Focusing on "Media Education in Information Age," experts from domestic and overseas will discuss a series of topics, including building media education theory with Chinese characteristics.

The 4-day seminar will also focus on how China can teach its young people to critically evaluate the media. Media literacy is the ability to access and evaluate information from the media. Many countries, like Canada and the United States, have listed the media education a regular curriculum in schools.

Originated from 1930s in England, media education was aimed to encourage students to "see clearly and resist" the influence of mass media.

As the presence of television. movies and advertising expands in China - so does education about its affects.

In China, media education is at its initial stage. Many experts at the conference hold that with the complication of China's media environment and the emergence of new media forms, residents' media literacy is yet to be improved.

"The citizen's media literacy, especially their mass media literacy is deficient in China, which needs us to assimilate the experiences abroad, develop media literacy education, especially to improve the media citizen's qualities and strengthen their responsibilities and profession ethics then to build a better media environment," said Xie Jinwen, the associate professor from Shanghai Communication University.

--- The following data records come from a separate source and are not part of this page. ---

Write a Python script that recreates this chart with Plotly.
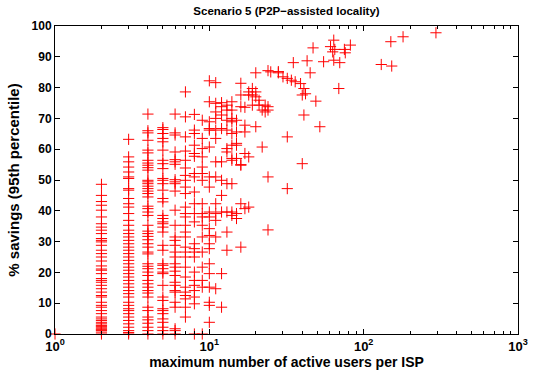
import plotly.graph_objects as go

# values per integer x (maximum number of active users per ISP)
savings_by_users = {
    1: [0],
    2: [48.6, 45, 43, 41.8, 40.2, 38, 35.8, 34.7, 33.7, 32.6, 31, 30.4, 29.9, 28.8, 27.2, 26.1, 25,
        23.7, 22.1, 21.1, 20.7, 19.6, 18, 17.4, 16.8, 15.8, 14.7, 13.6, 12.5, 12, 10.3, 9.3, 8.7,
        7.6, 6.6, 5.5, 4.9, 4.4, 3.8, 3.3, 2.8, 2.2, 1.7, 1.1, 0.6, 0, 1.4, 2.5],
    3: [63.2, 57.5, 55.9, 54.2, 52.6, 51, 50.5, 47.2, 46.7, 44, 42.3, 41.2, 39.1, 36.9, 35.3, 33.7,
        32.6, 31.5, 30.4, 29.3, 28.2, 27.2, 26.1, 25, 23.9, 22.8, 21.7, 20.7, 19.6, 18.5, 17.4,
        16.3, 15.2, 14.1, 13.1, 12, 10.3, 9.3, 8.2, 7.6, 6.6, 5.5, 4.4, 3.3, 2.2, 1.1, 0, 0.5],
    4: [71.4, 66, 65.3, 62.9, 59.7, 58.8, 56.4, 55.5, 54.8, 54, 53.2, 49.9, 49.4, 48.8, 48, 47.2,
        46.4, 45.6, 44.5, 41.5, 40.7, 39.6, 38.5, 35.3, 33.4, 32.6, 31.7, 30.6, 29.3, 28.2, 26.6,
        26, 22.8, 22, 21.2, 20.1, 19, 17.4, 16.3, 15.2, 14.1, 13.3, 12, 8.7, 7.6, 5.5, 4.6, 3.5,
        2.2, 1.1, 0],
    5: [67, 66.4, 65.1, 63.5, 62.4, 59.7, 56.4, 55.3, 53.7, 50.5, 49.9, 48.8, 46.7, 44, 42.9, 38.5,
        37.5, 36.4, 35.8, 34.7, 33.1, 28.8, 27.2, 22.8, 22.3, 21.2, 20.1, 19.6, 15.8, 12, 10.9,
        8.2, 7.6, 6.6, 4.9, 3.8, 2.2, 1.1, 0],
    6: [71.4, 65.3, 64.6, 59.1, 56.6, 55.9, 55.1, 50.1, 49.4, 48.8, 46.4, 40.2, 35.3, 31.5, 30.4,
        28.8, 26.6, 25, 22.8, 21.7, 20.4, 19, 16.8, 15.8, 14.1, 13.6, 10.3, 8.7, 1.7, 1.1, 0],
    7: [78.6, 70.5, 64, 59.4, 56.4, 53.9, 51.5, 49.9, 47.7, 45.6, 41.2, 39.1, 38, 35.3, 33.1, 31.5,
        28.2, 26.6, 25, 21.7, 18.5, 15.2, 13.6, 12.5, 11.4, 8.7, 5.5],
    8: [71.3, 66.2, 65.1, 61.3, 58.6, 57.7, 52.1, 51, 46.1, 42.3, 39.1, 36.4, 29.3, 27.7, 26.6, 25,
        20.1, 17.4, 15.8, 14.1, 12, 9.8, 0],
    9: [69.4, 63.5, 60.2, 57.5, 54.2, 52.1, 49.9, 42.3, 39.1, 38, 35.3, 31.5, 26.6, 21.7, 17.4,
        15.2, 0],
    10: [82.2, 75.4, 68.9, 66.7, 66.2, 60.7, 51, 47.7, 39.6, 38, 34.2, 32, 29.3, 27.7, 22.8, 19.6,
         15.2, 10.3, 9.3, 3.8],
    11: [81.6, 74.9, 72.1, 70, 66.2, 63.5, 55.9, 51, 42.3, 39.1, 36.9, 31.5, 14.7],
    12: [75.1, 73.8, 71.1, 66.7, 55.9, 49.9, 45, 39.6, 19.6, 8.7],
    13: [74.3, 72.7, 69.4, 66.2, 60.2, 59.1, 48.8, 39.6, 33.1, 27.2],
    14: [75.4, 72.7, 70, 68.9, 65.1, 61.3, 57, 56.4, 48.8, 39.6, 38.5],
    15: [69.4, 65.6, 61.9, 61.3, 57, 39.1, 37.5],
    16: [81.4, 77.6, 73.8, 55, 54.8, 42.3, 28.2],
    17: [73.6, 67.8, 65.6, 58.6, 40.7],
    18: [78.6, 77.6, 57.5, 41.2],
    19: [79.7, 77.6, 74.3],
    20: [84.8, 78.6, 77, 67.3],
    21: [75.9, 74.3],
    22: [72.7, 60.7],
    23: [74.3, 72.1],
    24: [85.5, 73.8, 72.7, 51, 33.8],
    25: [85.1],
    28: [85.2, 84.8],
    30: [83.5],
    32: [83, 64, 47.2],
    34: [82.4],
    35: [88.1],
    36: [81.9],
    39: [81.3],
    40: [77.6, 55.3],
    41: [79.7, 71.1],
    42: [78],
    43: [88.7],
    45: [84.8],
    47: [92.9],
    49: [75.6],
    52: [67.3],
    55: [88.4],
    61: [93.3],
    63: [91.6],
    64: [95.4, 88.9],
    65: [92.4],
    69: [79.7],
    70: [88.1],
    75: [92.4],
    76: [91.3],
    82: [93.8],
    130: [87.5],
    150: [94.9],
    152: [87],
    180: [96.5],
    294: [97.8],
}

users = []
savings = []
for u, vals in savings_by_users.items():
    for v in vals:
        users.append(u)
        savings.append(v)

x_tick_vals = [1, 10, 100, 1000]
x_tick_text = ["10<sup>0</sup>", "10<sup>1</sup>", "10<sup>2</sup>", "10<sup>3</sup>"]
x_minor_vals = [m * d for d in (1, 10, 100) for m in range(2, 10)]
y_tick_vals = list(range(0, 101, 10))

title_text = "Scenario 5 (P2P\u2212assisted locality)"
x_label = "maximum number of active users per ISP"
y_label = "% savings (95th percentile)"

FONT = "Liberation Sans, Arial, sans-serif"

fig = go.Figure()
fig.add_trace(go.Scatter(
    x=users, y=savings, mode="markers",
    marker=dict(symbol="cross-thin", size=8, color="red",
                line=dict(color="red", width=1)),
    cliponaxis=False, showlegend=False,
))

axis_common = dict(
    showgrid=False, zeroline=False, showline=True, linecolor="black", linewidth=1,
    mirror="allticks", ticks="inside", ticklen=5, tickcolor="black", tickwidth=1,
    automargin=False,
)

fig.update_layout(
    width=536, height=376,
    margin=dict(l=55, r=18, t=26, b=42),
    paper_bgcolor="white", plot_bgcolor="white",
    title=dict(text=title_text, xref="paper", x=0.5, xanchor="center",
               yref="container", y=0.972, yanchor="middle",
               font=dict(family=FONT, size=11.5, color="black", weight="bold")),
    xaxis=dict(type="log", range=[0, 3], tickvals=x_tick_vals, ticktext=x_tick_text,
               tickfont=dict(family=FONT, size=13, color="black", weight="bold"),
               title=dict(text=x_label, standoff=0,
                          font=dict(family=FONT, size=14, color="black", weight="bold")),
               minor=dict(tickvals=x_minor_vals, ticks="inside", ticklen=3,
                          tickcolor="black", tickwidth=1, showgrid=False),
               **axis_common),
    yaxis=dict(range=[0, 100], tickvals=y_tick_vals,
               tickfont=dict(family=FONT, size=12, color="black", weight="bold"),
               title=dict(text=y_label, standoff=8,
                          font=dict(family=FONT, size=15, color="black", weight="bold")),
               **axis_common),
)

fig.write_html("out.html")
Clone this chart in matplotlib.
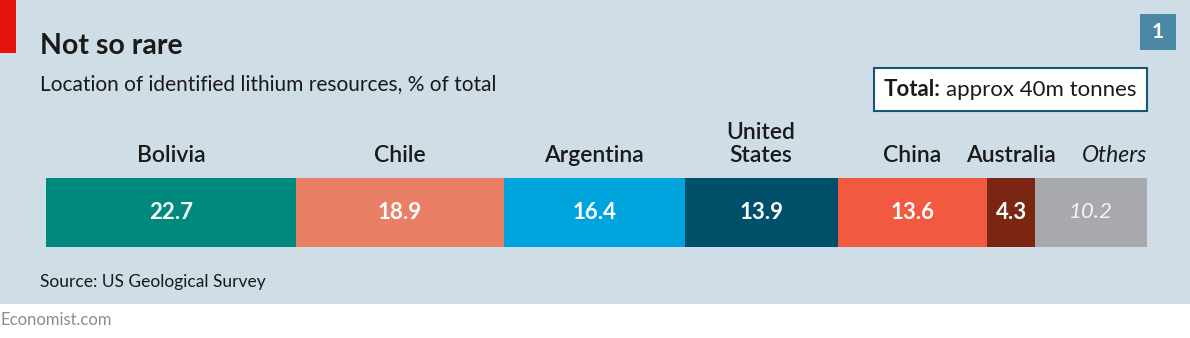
import matplotlib
matplotlib.use("Agg")
import matplotlib.pyplot as plt
from matplotlib.patches import Rectangle
import numpy as np

countries = ["Bolivia", "Chile", "Argentina", "United\nStates", "China", "Australia", "Others"]
shares = [22.7, 18.9, 16.4, 13.9, 13.6, 4.3, 10.2]
value_labels = ["22.7", "18.9", "16.4", "13.9", "13.6", "4.3", "10.2"]
colors = ["#008a7e", "#e97f65", "#00a4dc", "#004f6b", "#f15a40", "#7a2612", "#a8a9ad"]

plt.rcParams["font.family"] = ["Lato", "DejaVu Sans"]

W, H = 1190, 338
fig = plt.figure(figsize=(W / 100, H / 100), dpi=100)
fig.patch.set_facecolor("white")


def fx(px):
    return px / W


def fy(py):
    return 1 - py / H


# background panel and decorations
fig.patches.append(Rectangle((0, fy(304)), 1, 1 - fy(304), transform=fig.transFigure,
                             facecolor="#cedde6", edgecolor="none", zorder=-2))
fig.patches.append(Rectangle((0, fy(53)), fx(16), 1 - fy(53), transform=fig.transFigure,
                             facecolor="#e3120b", edgecolor="none", zorder=1))
fig.patches.append(Rectangle((fx(1140), fy(50)), fx(36), fy(14) - fy(50), transform=fig.transFigure,
                             facecolor="#4a88a5", edgecolor="none", zorder=1))
fig.text(fx(1158), fy(32), "1", color="white", fontsize=15, fontweight="bold",
         ha="center", va="center")

fig.text(fx(40), fy(54), "Not so rare", fontsize=20.5, fontweight="bold", color="#1a1a1a",
         ha="left", va="baseline")
fig.text(fx(40), fy(90), "Location of identified lithium resources, % of total", fontsize=15,
         color="#1a1a1a", ha="left", va="baseline")

# total box
fig.patches.append(Rectangle((fx(874), fy(111)), fx(1147) - fx(874), fy(68) - fy(111),
                             transform=fig.transFigure, facecolor="white",
                             edgecolor="#165775", linewidth=1.5, zorder=1))
t1 = fig.text(fx(884), fy(96), "Total:", fontsize=16, fontweight="bold", color="#1a1a1a",
              ha="left", va="baseline")
renderer = fig.canvas.get_renderer()
x_end = t1.get_window_extent(renderer).x1
fig.text(x_end / W + fx(5), fy(96), "approx 40m tonnes", fontsize=16, color="#1a1a1a",
         ha="left", va="baseline")

fig.text(fx(40), fy(287), "Source: US Geological Survey", fontsize=12.5, color="#1a1a1a",
         ha="left", va="baseline")
fig.text(fx(1), fy(325), "Economist.com", fontsize=12, color="#8c8c8c",
         ha="left", va="baseline")

# stacked bar
ax = fig.add_axes([fx(46), fy(247), fx(1147) - fx(46), fy(178) - fy(247)])
ax.set_zorder(2)
ax.set_facecolor("none")
left = np.concatenate([[0], np.cumsum(shares)[:-1]])
ax.barh([0], shares, left=left, height=1, color=colors, edgecolor="none")
ax.set_xlim(0, sum(shares))
ax.set_ylim(-0.5, 0.5)
ax.axis("off")

label_y = 0.5 + 16 / 69
for l, w, lab, val in zip(left, shares, countries, value_labels):
    c = l + w / 2
    if lab == "Others":
        ax.text(c, 0, val, color="#f4f4f4", fontsize=16, style="italic",
                ha="center", va="center")
        ax.text(l + w, label_y, lab, fontsize=16.5, style="italic", color="#1a1a1a",
                ha="right", va="baseline", clip_on=False)
    else:
        ax.text(c, 0, val, color="white", fontsize=16, fontweight="bold",
                ha="center", va="center")
        ax.text(c, label_y, lab, fontsize=16.5, fontweight="semibold", color="#1a1a1a",
                ha="center", va="baseline", linespacing=1.1, clip_on=False)

fig.savefig("out.png", dpi=100)
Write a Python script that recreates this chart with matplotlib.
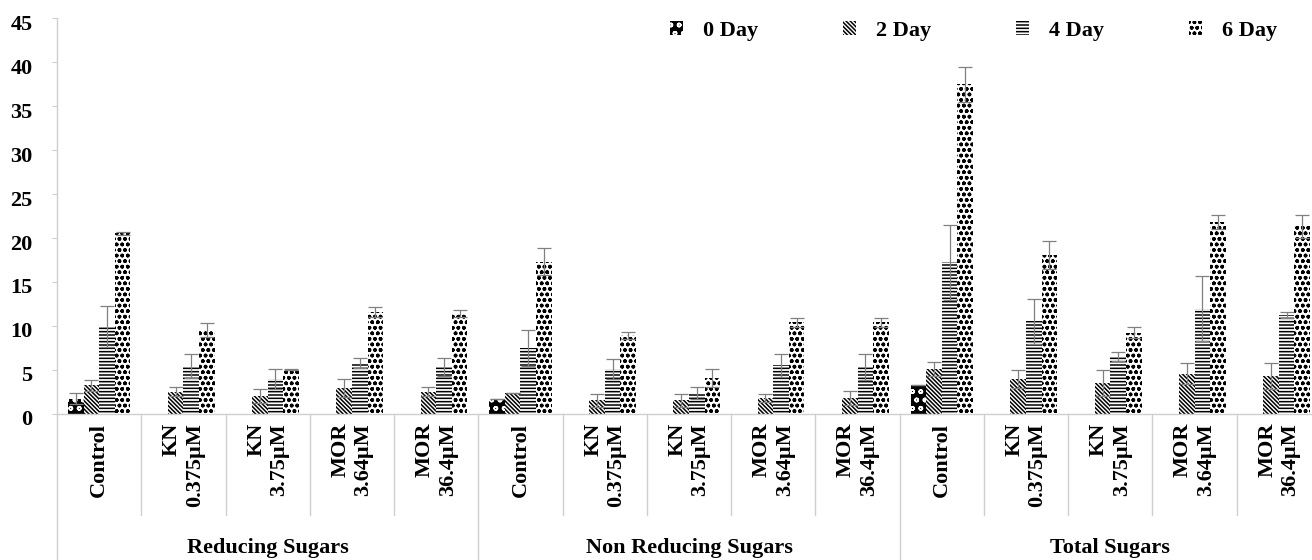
import numpy as np
import matplotlib
matplotlib.use("Agg")
import matplotlib.pyplot as plt
from matplotlib.patches import Patch
from matplotlib.transforms import ScaledTranslation

plt.rcParams["font.family"] = ["Liberation Serif", "DejaVu Serif"]
plt.rcParams["font.weight"] = "bold"
plt.rcParams["hatch.linewidth"] = 1.1

groups = ["Reducing Sugars", "Non Reducing Sugars", "Total Sugars"]
treatments = ["Control", "KN\n0.375µM", "KN\n3.75µM", "MOR\n3.64µM", "MOR\n36.4µM"]
days = ["0 Day", "2 Day", "4 Day", "6 Day"]

nan = np.nan
# values per group, in treatment order (reducing, non reducing, total)
day0 = [1.7, nan, nan, nan, nan, 1.6, nan, nan, nan, nan, 3.2, nan, nan, nan, nan]
day0_err = [0.6, nan, nan, nan, nan, 0.0, nan, nan, nan, nan, 0.0, nan, nan, nan, nan]

day2 = [3.2, 2.5, 2.0, 2.9, 2.5, 2.3, 1.5, 1.5, 1.8, 1.8, 5.1, 3.9, 3.5, 4.55, 4.25]
day2_err = [0.6, 0.5, 0.75, 1.0, 0.5, 0.0, 0.75, 0.75, 0.45, 0.8, 0.8, 1.05, 1.5, 1.2, 1.5]

day4 = [9.9, 5.4, 3.9, 5.75, 5.3, 7.5, 5.1, 2.35, 5.5, 5.3, 17.2, 10.5, 6.5, 11.95, 11.2]
day4_err = [2.35, 1.4, 1.15, 0.55, 1.0, 2.05, 1.15, 0.65, 1.3, 1.5, 4.3, 2.55, 0.55, 3.75, 0.35]

day6 = [20.5, 9.55, 5.0, 11.55, 11.4, 17.3, 8.9, 4.05, 10.4, 10.4, 37.5, 18.0, 9.2, 21.8, 21.3]
day6_err = [0.15, 0.8, 0.1, 0.55, 0.4, 1.55, 0.4, 1.05, 0.5, 0.5, 2.0, 1.6, 0.6, 0.8, 1.3]

values = [day0, day2, day4, day6]
errors = [day0_err, day2_err, day4_err, day6_err]

# fill / hatch style for each day
styles = [
    dict(facecolor="black", edgecolor="white", hatch="oo"),
    dict(facecolor="white", edgecolor="black", hatch="\\" * 8),
    dict(facecolor="white", edgecolor="black", hatch="-----"),
    dict(facecolor="white", edgecolor="black", hatch="ooo"),
]

fig = plt.figure(figsize=(13.12, 5.6), dpi=100)
ax = fig.add_axes([57 / 1312, 1 - 413.5 / 560, 1264 / 1312, 395.2 / 560])

n = len(groups) * len(treatments)
x = np.arange(n)
w = 0.185
for i in range(4):
    xi = x + (i - 1.5) * w
    ax.bar(xi, values[i], w, linewidth=0, zorder=2, **styles[i])
    ax.errorbar(xi, values[i], yerr=errors[i], fmt="none", ecolor="#808080",
                elinewidth=0.9, capsize=5, capthick=0.9, zorder=3)

ax.set_xlim(-0.5, n - 0.5)
ax.set_ylim(0, 45)
ax.set_yticks(np.arange(0, 46, 5))
ax.tick_params(axis="y", length=3.6, width=0.8, color="#cfcfcf", pad=14,
               labelsize=16)
shift = ScaledTranslation(0, -3 / 72, fig.dpi_scale_trans)
for lab in ax.get_yticklabels():
    lab.set_transform(lab.get_transform() + shift)
ax.set_xticks([])
for side in ["top", "right"]:
    ax.spines[side].set_visible(False)
for side in ["left", "bottom"]:
    ax.spines[side].set_color("#cfcfcf")
    ax.spines[side].set_linewidth(1.0)

# category labels and separators below the axis
tr = ax.get_xaxis_transform()
labels = treatments * len(groups)
for k in range(n):
    ax.text(k, -0.024, labels[k], transform=tr, rotation=90, ha="center",
            va="top", multialignment="right", fontsize=16, fontweight="bold",
            linespacing=1.2)
for k in range(n + 1):
    bottom = -0.38 if k % len(treatments) == 0 else -0.257
    ax.plot([k - 0.5, k - 0.5], [0, bottom], transform=tr, color="#cfcfcf",
            lw=1.0, clip_on=False)
for g, name in enumerate(groups):
    cx = g * len(treatments) + (len(treatments) - 1) / 2
    ax.text(cx, -0.34, name, transform=tr, ha="center", va="center",
            fontsize=16, fontweight="bold")

handles = [Patch(linewidth=0, **s) for s in styles]
ax.legend(handles, days, loc="center left", bbox_to_anchor=(670 / 1312, 1 - 31 / 560),
          bbox_transform=fig.transFigure, ncol=4, frameon=False, fontsize=16,
          handlelength=0.6, handleheight=0.6, handletextpad=0.9,
          columnspacing=3.8, borderaxespad=0, borderpad=0)

fig.savefig("out.png", dpi=100)
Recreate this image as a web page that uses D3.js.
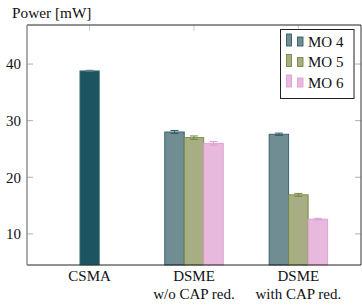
<!DOCTYPE html>
<html><head><meta charset="utf-8">
<script src="https://cdn.jsdelivr.net/npm/d3@7"></script>
<style>body{margin:0;background:#fff}svg{display:block}</style>
</head><body>
<script>
const categories = ["CSMA", "DSME|w/o CAP red.", "DSME|with CAP red."];
const csmaValue = 38.8, csmaErr = 0.1;
const seriesNames = ["MO 4", "MO 5", "MO 6"];
const mo4 = [null, 28.0, 27.6];
const mo5 = [null, 27.0, 16.9];
const mo6 = [null, 26.0, 12.6];
const mo4Err = [null, 0.27, 0.2];
const mo5Err = [null, 0.3, 0.25];
const mo6Err = [null, 0.33, 0.15];
const yTicks = [10, 20, 30, 40];
const fills = ["#6f8d93", "#a8ae83", "#e6b9dd"];
const strokes = ["#2f5d68", "#768640", "#df9dd5"];

const W = 362, H = 308;
const L = 27, R = 361, T = 25, B = 265;
const svg = d3.select("body").append("svg").attr("width", W).attr("height", H);

const x = d3.scalePoint().domain(categories).range([L, R]).padding(0.6);
const y = d3.scaleLinear().domain([4.5, 46.9]).range([B, T]);
const bw = 19.5;
const xs = d3.scaleBand().domain(seriesNames).range([-1.5 * bw, 1.5 * bw]).padding(0);

function txt(sel) { return sel.style("font-family", "'Liberation Serif', serif"); }

const g = svg.append("g");
yTicks.forEach(t => {
  g.append("line").attr("x1", L).attr("x2", L + 6).attr("y1", y(t)).attr("y2", y(t)).attr("stroke", "#999").attr("stroke-width", 0.8);
  g.append("line").attr("x1", R - 6).attr("x2", R).attr("y1", y(t)).attr("y2", y(t)).attr("stroke", "#999").attr("stroke-width", 0.8);
  txt(g.append("text")).attr("x", 21).attr("y", y(t)).attr("dy", "0.35em").attr("text-anchor", "end").attr("font-size", 15).attr("fill", "#111").text(t);
});
categories.forEach(c => {
  g.append("line").attr("x1", x(c)).attr("x2", x(c)).attr("y1", T).attr("y2", T + 6).attr("stroke", "#bbb").attr("stroke-width", 0.8);
});

const cx = x(categories[0]);
svg.append("rect").attr("x", cx - bw / 2).attr("y", y(csmaValue)).attr("width", bw).attr("height", y(4.5) - y(csmaValue))
  .attr("fill", "#1c5461").attr("stroke", "#4f7d86").attr("stroke-width", 0.8);
function errBar(xc, v, e, col) {
  svg.append("line").attr("x1", xc).attr("x2", xc).attr("y1", y(v - e)).attr("y2", y(v + e)).attr("stroke", col).attr("stroke-width", 1);
  [v - e, v + e].forEach(vv => svg.append("line").attr("x1", xc - 4).attr("x2", xc + 4).attr("y1", y(vv)).attr("y2", y(vv)).attr("stroke", col).attr("stroke-width", 1));
}
errBar(cx, csmaValue, csmaErr, "#4f7d86");

const series = [mo4, mo5, mo6];
const errs = [mo4Err, mo5Err, mo6Err];
series.forEach((vals, si) => {
  vals.forEach((v, ci) => {
    if (v == null) return;
    const x0 = x(categories[ci]) + xs(seriesNames[si]);
    svg.append("rect").attr("x", x0).attr("y", y(v)).attr("width", bw).attr("height", y(4.5) - y(v))
      .attr("fill", fills[si]).attr("stroke", strokes[si]).attr("stroke-width", 0.9);
    errBar(x0 + bw / 2, v, errs[si][ci], strokes[si]);
  });
});

svg.append("line").attr("x1", L).attr("x2", R).attr("y1", T).attr("y2", T).attr("stroke", "#222").attr("stroke-width", 1);
svg.append("line").attr("x1", L).attr("x2", R).attr("y1", B).attr("y2", B).attr("stroke", "#222").attr("stroke-width", 1);
svg.append("line").attr("x1", L).attr("x2", L).attr("y1", T).attr("y2", B).attr("stroke", "#888").attr("stroke-width", 1.4);
svg.append("line").attr("x1", R).attr("x2", R).attr("y1", T).attr("y2", B).attr("stroke", "#333").attr("stroke-width", 1);

categories.forEach(c => {
  const parts = c.split("|");
  parts.forEach((p, i) => {
    txt(svg.append("text")).attr("x", x(c)).attr("y", 281 + i * 17.5).attr("text-anchor", "middle").attr("font-size", 15).attr("fill", "#111").text(p);
  });
});

txt(svg.append("text")).attr("x", 12).attr("y", 18).attr("font-size", 15.3).attr("fill", "#111").text("Power [mW]");

const lg = svg.append("g");
lg.append("rect").attr("x", 280.5).attr("y", 29.5).attr("width", 73.5).attr("height", 69).attr("fill", "#fff").attr("stroke", "#222").attr("stroke-width", 1);
seriesNames.forEach((s, i) => {
  const yy = 34 + i * 20.5;
  lg.append("rect").attr("x", 286.5).attr("y", yy).attr("width", 5).attr("height", 12).attr("fill", fills[i]).attr("stroke", strokes[i]).attr("stroke-width", 0.9);
  lg.append("rect").attr("x", 297.5).attr("y", yy + 3).attr("width", 5.5).attr("height", 9).attr("fill", fills[i]).attr("stroke", strokes[i]).attr("stroke-width", 0.9);
  txt(lg.append("text")).attr("x", 308).attr("y", yy + 12.5).attr("font-size", 15).attr("fill", "#111").text(s);
});
</script>
</body></html>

Huang Yong, Deputy-Chief Editor of the China State Broadcast, Movie and Television Bureau, said that the both the disseminators and the receivers of the information should be educated.

Irving Rother, a scholar from Canada, is optimistic of China's media education future.

"The development of China's economy has brought the change of style and channel of media communication, which will push the research on media education to a new stage," said Rother, "The future of media education in China is promising."